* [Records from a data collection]
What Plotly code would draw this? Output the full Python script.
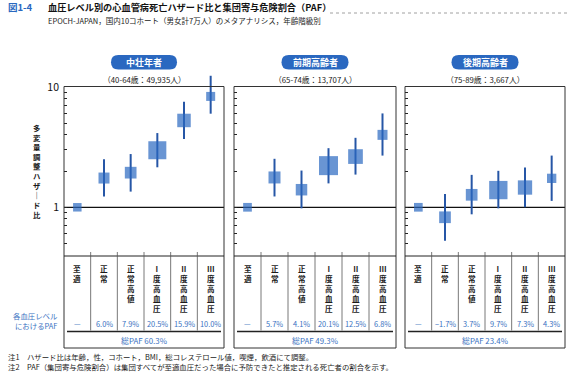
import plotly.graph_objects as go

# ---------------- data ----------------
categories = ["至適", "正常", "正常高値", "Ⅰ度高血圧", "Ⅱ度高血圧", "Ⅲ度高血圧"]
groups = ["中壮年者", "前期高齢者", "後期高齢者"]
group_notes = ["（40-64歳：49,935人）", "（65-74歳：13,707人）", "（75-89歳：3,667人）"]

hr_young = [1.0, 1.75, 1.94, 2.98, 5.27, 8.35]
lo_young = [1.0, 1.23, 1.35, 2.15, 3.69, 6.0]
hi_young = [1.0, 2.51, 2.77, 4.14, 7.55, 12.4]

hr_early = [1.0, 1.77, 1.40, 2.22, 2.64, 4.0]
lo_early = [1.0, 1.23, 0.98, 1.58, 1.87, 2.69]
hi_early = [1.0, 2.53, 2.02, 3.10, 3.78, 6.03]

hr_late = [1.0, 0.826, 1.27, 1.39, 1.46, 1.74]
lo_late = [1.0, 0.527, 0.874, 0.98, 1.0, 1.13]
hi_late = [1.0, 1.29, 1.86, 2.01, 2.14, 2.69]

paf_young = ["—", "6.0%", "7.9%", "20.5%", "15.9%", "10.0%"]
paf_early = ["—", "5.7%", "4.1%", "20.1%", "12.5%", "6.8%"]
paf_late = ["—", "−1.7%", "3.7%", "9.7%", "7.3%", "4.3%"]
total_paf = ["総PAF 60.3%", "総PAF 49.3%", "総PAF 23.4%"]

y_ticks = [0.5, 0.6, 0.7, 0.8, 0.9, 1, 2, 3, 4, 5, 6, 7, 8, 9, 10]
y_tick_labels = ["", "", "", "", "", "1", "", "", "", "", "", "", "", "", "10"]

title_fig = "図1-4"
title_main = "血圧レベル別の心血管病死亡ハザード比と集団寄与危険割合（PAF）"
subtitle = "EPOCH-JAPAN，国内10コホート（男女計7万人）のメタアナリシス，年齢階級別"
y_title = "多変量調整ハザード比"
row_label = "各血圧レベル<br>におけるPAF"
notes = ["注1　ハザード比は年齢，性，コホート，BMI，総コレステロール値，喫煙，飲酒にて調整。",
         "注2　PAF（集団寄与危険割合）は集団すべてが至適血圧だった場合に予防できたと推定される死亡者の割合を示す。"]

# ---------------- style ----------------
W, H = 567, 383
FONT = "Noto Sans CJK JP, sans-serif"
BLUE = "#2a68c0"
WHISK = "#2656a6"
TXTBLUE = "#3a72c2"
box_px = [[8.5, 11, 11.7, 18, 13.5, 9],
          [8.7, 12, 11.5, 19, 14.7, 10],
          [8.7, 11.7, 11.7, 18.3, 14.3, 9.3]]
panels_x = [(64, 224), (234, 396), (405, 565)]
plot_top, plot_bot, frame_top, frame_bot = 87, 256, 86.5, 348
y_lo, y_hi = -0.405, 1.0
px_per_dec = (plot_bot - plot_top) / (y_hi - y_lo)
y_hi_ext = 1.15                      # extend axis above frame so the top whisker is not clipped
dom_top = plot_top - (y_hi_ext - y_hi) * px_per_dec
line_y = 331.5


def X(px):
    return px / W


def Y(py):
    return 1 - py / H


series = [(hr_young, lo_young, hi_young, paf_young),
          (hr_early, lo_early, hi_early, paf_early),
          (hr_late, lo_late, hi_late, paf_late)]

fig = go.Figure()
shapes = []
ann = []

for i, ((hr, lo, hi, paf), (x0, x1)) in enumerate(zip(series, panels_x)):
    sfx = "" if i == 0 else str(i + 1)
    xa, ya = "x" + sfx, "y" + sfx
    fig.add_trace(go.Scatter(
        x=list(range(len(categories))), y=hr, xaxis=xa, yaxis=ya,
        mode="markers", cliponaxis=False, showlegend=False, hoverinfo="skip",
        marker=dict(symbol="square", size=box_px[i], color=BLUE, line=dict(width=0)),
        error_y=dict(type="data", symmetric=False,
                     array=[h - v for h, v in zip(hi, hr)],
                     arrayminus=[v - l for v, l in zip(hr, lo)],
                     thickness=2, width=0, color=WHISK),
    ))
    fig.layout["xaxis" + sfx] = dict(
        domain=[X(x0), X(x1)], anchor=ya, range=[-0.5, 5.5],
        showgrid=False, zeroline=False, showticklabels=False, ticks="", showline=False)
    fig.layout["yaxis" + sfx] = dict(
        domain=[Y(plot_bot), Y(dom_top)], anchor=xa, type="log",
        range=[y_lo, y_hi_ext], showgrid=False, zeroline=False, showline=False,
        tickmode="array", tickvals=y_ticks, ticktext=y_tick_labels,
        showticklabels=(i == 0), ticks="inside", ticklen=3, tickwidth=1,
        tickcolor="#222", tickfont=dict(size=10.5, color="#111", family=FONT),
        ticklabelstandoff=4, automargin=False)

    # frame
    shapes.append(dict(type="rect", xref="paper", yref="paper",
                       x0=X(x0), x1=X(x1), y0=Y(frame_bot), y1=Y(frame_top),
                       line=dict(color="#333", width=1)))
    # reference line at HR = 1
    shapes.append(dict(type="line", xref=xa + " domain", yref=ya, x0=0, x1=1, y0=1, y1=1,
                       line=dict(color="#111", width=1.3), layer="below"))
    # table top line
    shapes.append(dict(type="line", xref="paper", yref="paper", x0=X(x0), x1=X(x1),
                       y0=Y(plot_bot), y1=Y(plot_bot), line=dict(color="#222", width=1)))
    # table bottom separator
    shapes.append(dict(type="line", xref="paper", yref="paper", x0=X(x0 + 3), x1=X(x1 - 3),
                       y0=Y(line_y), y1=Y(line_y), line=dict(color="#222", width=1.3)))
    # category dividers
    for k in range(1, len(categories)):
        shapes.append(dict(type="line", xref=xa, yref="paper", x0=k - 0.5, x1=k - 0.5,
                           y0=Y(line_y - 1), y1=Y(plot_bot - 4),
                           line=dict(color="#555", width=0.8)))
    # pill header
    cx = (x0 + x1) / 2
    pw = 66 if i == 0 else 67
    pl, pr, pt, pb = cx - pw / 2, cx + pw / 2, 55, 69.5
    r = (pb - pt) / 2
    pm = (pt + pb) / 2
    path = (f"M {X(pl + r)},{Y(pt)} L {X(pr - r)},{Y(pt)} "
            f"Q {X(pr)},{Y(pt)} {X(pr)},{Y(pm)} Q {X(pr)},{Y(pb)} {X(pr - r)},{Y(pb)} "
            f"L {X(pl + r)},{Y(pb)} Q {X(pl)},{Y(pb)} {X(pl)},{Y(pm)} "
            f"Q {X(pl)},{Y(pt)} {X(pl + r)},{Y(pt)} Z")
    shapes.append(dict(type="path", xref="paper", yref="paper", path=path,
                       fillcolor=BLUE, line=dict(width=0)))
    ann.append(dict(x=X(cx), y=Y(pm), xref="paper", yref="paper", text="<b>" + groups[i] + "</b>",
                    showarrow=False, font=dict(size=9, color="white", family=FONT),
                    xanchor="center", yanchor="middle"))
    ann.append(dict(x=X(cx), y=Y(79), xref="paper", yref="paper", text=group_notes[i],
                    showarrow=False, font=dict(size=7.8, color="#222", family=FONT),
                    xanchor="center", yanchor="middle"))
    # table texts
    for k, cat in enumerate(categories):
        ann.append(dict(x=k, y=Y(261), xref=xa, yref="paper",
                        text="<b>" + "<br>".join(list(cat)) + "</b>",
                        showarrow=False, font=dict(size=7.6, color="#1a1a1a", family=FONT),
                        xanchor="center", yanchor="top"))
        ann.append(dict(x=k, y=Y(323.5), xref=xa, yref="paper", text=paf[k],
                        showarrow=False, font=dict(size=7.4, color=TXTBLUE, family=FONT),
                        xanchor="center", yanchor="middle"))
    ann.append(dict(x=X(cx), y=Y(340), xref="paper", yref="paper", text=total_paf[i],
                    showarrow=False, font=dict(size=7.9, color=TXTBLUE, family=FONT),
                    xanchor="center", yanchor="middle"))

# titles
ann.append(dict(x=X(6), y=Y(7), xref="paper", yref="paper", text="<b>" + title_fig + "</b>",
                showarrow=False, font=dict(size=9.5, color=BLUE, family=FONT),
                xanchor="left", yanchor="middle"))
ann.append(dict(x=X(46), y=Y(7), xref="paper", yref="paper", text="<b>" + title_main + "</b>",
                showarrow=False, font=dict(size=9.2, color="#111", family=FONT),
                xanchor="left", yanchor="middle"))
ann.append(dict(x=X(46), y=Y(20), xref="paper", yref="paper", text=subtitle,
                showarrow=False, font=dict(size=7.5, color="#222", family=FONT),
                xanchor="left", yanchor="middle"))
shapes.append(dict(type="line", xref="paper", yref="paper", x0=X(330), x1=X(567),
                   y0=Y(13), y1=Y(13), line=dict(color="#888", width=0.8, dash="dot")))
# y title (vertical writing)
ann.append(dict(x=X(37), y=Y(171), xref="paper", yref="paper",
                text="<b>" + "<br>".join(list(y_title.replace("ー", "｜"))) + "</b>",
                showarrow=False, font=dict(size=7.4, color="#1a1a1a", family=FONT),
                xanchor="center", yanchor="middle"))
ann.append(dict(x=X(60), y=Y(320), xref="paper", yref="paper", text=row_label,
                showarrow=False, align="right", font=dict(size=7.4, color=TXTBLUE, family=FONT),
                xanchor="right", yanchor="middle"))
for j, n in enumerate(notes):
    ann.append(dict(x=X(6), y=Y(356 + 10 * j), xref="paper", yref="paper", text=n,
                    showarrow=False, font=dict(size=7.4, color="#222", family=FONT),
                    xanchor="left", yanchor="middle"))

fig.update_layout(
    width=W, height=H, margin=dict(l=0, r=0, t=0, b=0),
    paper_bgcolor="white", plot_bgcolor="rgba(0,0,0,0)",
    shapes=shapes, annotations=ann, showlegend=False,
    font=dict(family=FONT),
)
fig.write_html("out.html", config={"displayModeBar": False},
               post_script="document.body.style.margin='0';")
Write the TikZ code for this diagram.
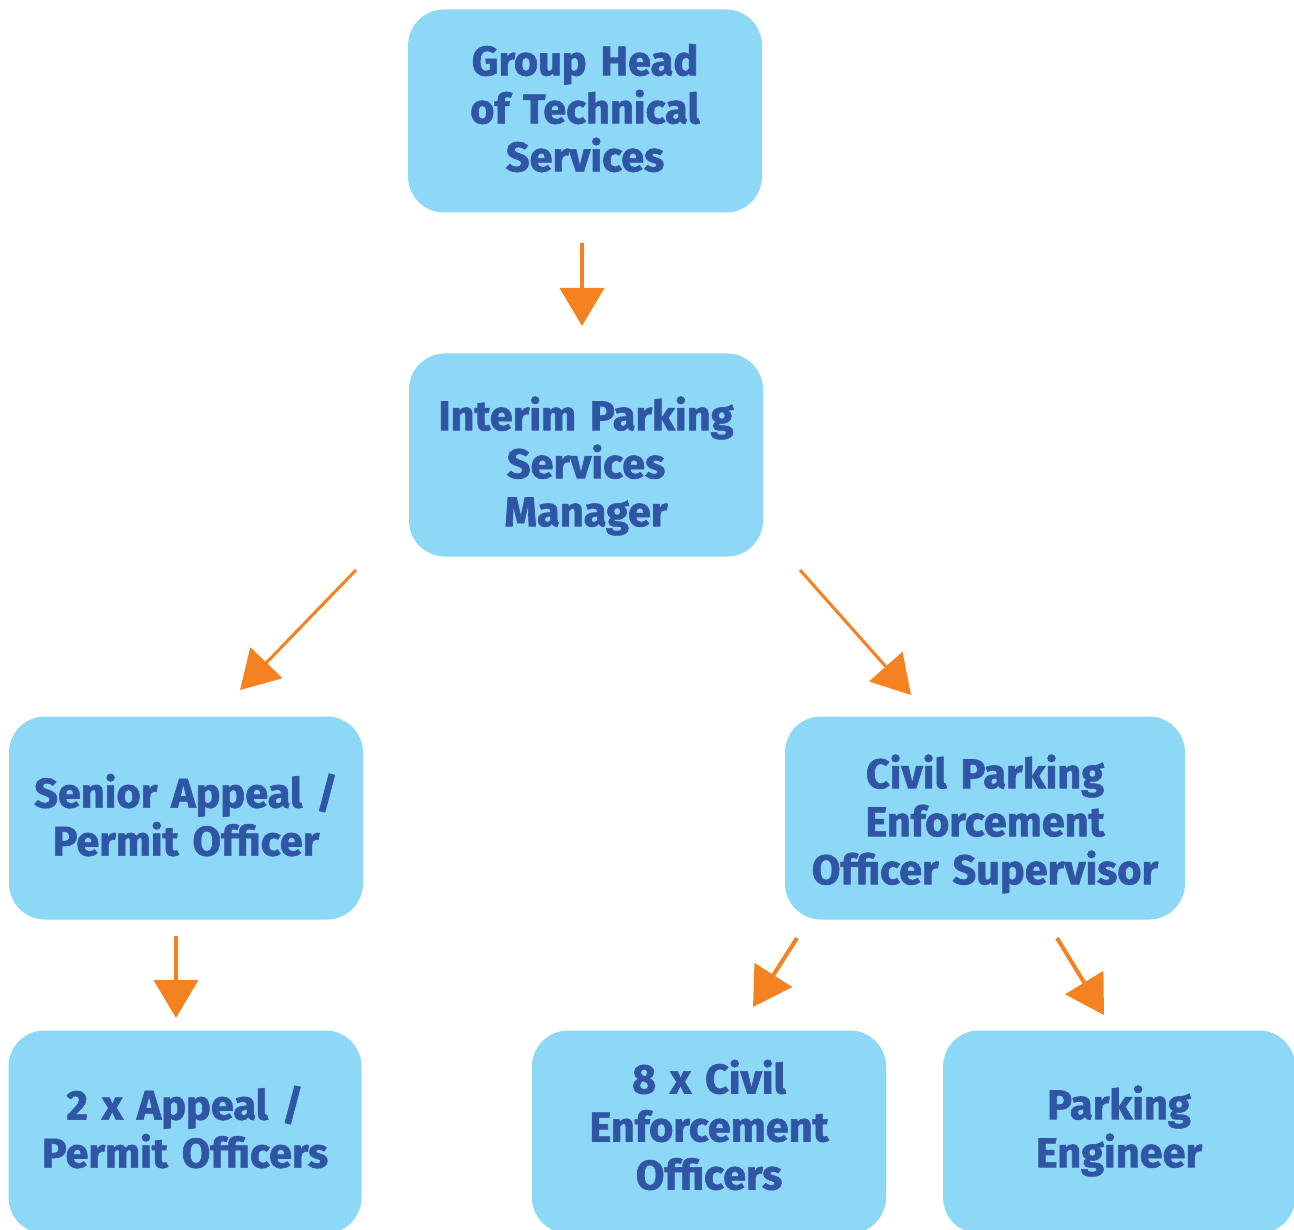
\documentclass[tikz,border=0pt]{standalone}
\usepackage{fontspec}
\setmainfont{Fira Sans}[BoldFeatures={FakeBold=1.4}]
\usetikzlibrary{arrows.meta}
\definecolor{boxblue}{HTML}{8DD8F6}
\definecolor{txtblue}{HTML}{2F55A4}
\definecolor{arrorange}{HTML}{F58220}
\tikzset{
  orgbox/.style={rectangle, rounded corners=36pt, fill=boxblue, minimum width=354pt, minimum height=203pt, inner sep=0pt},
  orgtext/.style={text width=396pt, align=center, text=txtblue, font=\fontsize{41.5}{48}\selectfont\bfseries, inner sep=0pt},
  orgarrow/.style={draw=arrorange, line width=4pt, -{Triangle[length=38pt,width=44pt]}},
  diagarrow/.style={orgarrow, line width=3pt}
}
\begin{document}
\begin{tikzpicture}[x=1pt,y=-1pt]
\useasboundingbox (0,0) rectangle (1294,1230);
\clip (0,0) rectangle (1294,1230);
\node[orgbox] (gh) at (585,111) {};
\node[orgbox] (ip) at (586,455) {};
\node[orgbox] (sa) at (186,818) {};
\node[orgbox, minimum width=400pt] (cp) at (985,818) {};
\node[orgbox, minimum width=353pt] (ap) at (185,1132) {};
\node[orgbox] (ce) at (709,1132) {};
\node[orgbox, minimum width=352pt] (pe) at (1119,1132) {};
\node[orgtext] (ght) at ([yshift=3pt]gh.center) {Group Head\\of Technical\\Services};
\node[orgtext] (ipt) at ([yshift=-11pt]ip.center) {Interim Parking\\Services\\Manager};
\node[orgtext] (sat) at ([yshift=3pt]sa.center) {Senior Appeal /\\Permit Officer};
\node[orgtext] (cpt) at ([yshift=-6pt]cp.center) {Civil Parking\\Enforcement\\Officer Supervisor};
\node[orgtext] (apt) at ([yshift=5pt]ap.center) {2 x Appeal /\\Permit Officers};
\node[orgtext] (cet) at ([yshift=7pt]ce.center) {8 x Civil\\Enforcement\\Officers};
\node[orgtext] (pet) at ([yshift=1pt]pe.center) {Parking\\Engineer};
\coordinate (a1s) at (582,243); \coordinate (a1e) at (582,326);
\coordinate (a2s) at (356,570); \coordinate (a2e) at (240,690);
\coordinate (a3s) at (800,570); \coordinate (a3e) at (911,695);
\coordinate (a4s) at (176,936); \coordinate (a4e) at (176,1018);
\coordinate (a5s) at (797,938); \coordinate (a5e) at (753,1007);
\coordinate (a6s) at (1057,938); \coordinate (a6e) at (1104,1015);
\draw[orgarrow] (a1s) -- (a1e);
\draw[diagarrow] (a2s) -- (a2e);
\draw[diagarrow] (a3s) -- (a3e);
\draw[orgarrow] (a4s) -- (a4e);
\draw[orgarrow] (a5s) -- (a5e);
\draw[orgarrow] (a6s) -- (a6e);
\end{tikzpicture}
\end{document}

* [Goal of the exercise] From the records above, pull out every line containing the word "code".

* [In response]
What Plotly code would draw this? Output the full Python script.
Write the TikZ code for this diagram.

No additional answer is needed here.